Thursday, May 25, 2006
After the glow of activist participation has dimmed a few things will come to mind:
One can never thank the volunteers enough.
When planning an action - keep in mind that people are participating by donating their time, personal resources, talent and funds to its success. If you're going to write a summary of the day, ask yourself, have I written a note of thanks to the volunteers yet? If the answer is no, then get those emails written first. Because folks will compromise their schedules to fit these actions in, so while you're sending follow up emails to the new contacts in your Palm Pilot, send a personal thank you note to the volunteers, too.
Volunteers can't live on love-of-country alone.
I've worked on independent film projects where many folks are donating their time and talent for free. We, at the very least, will provide a break for folks to grab a bite or provide lunch, snacks, beverages. If this is not in your schedule, then you haven't planned it through. If you can't do this, then find someone who can.
DO NOT get huffy with volunteers.
You lose your temper, you lose respect. Check acerbic tendencies at the door. Consider yourself Ambassador to VolunteerLandia. If your strength isn't dealing with people, then allow someone else to guide your volunteers.
Just remember that each member's participation is invaluable. Make it a beneficial experience for them as well.
Posted by JG at 10:21 PM
Tuesday, May 16, 2006
Net Roots is something you should know about. It's a group of folks gathering in their states, not in person, but online through Google Groups. They've decided to do more than just complain about state and national politics.
For example, take a look at what us New Yorkers had the gall to do recently:
Yup, we actually visited our Senators' Offices. I wrote to friends about the stark contrast between our reception at each office and I have to share this response, from a wise friend, with you:
Hillary Clinton's reception (or lack thereof) of the group is a further illustration that she is not much better than her Republican counterparts. If she is the best candidate we have to do battle in 2008, we are in trouble (again). Interesting how the receptionist wanted to know what company these people represented; a further example of who many, if not most, members of congress believe their constituency is.
The Schumer response was much more what I would expect my senator to do.
Regarding Nancy Polosi: I admire her spunk, and side with her positions, but she lacks the ability to deliver an off the cuff speech that can hold the attention of those "not in the choir". Also, her energy message does not tell the complete story. We Americans have been spoiled by cheap gas for ages while citizens of most other nations endure prices up to twice what we pay at the pump. Of course, the pump price is not our actual cost, which comes in the form of higher taxes to protect our access to the oil supply. These other nations have dealt with the real price of energy by using mass transit and driving sensibly sized vehicles. They don't give tax breaks to business owners to offset the cost of a Hummer or Lincoln Navigator, at the expense of every other taxpayer, not to mention their impact on the environment.

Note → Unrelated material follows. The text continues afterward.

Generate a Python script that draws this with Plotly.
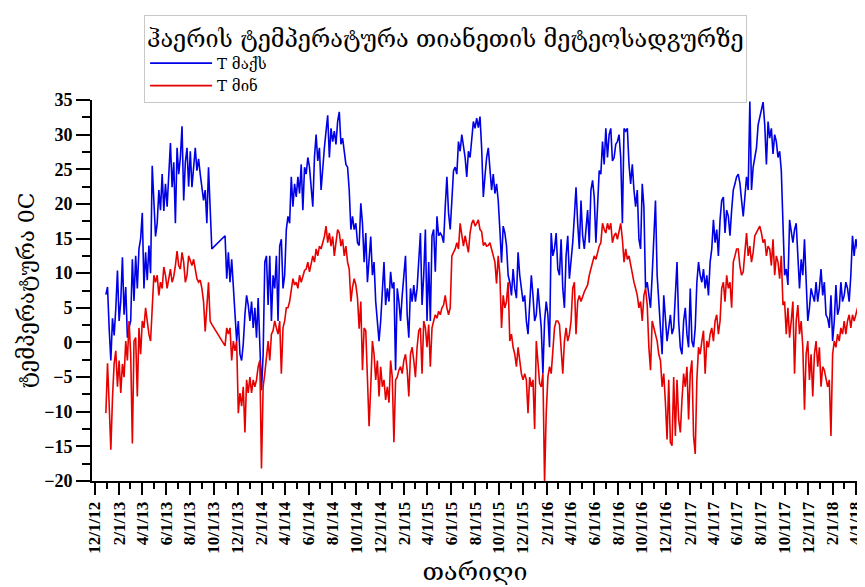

If the Democrats are looking for a cause, The Environment is the place to be. Within that subject are issues of the carbon effect on severe weather patterns, national security (energy independence), health and managing personal finances through tough times of energy procurement.
The Republicans will throw up political smoke screens in the form of Anti-gay marriage, Anti-choice, and Anti-immigration initiatives, all in an effort to diffuse the real issues of sustainability and survivability in the competitive global market place. Cogent arguments why environmental issues affect people's lives in real ways, in language understandable by the masses must be presented and the voices of our spokespersons must be heard above din. The concept of Global Warming is not something that is readily understood by most of our citizenry, and new terminolgy must be developed to better advance the message.
Join Net Roots by sending an email to: email@example.com, list your state as the subject of your email. You will be added to your state's discussion group. Participate as much or as little as your schedule allows. It's your group. It's your country.
Posted by JG at 12:38 PM
Thursday, May 11, 2006
Listen up: Bush wants to know who you're calling and emailing...wait, he already knows!
The Times article disclosing the data mining program last December quoted officials in the government and the telecommunications industry who have knowledge of parts of the program as saying the N.S.A. has sought to analyze communications patterns to glean clues from details like who is calling whom, how long a phone call lasts and what time of day it is made, and the origins and destinations of phone calls and e-mail messages. Calls to and from Afghanistan, for instance, are known to have been of particular interest to the N.S.A. since the Sept. 11 attacks, the officials said.
Senator Russell D. Feingold, a Wisconsin Democrat who is also on both the judiciary and intelligence panels, expressed dismay over what he termed the administration's "arrogance and abuse of power." He said the United States can fight terrorism and still protect privacy, "but only if we have a president who believes in these principles."
We'll have to wait until 2008, Russ.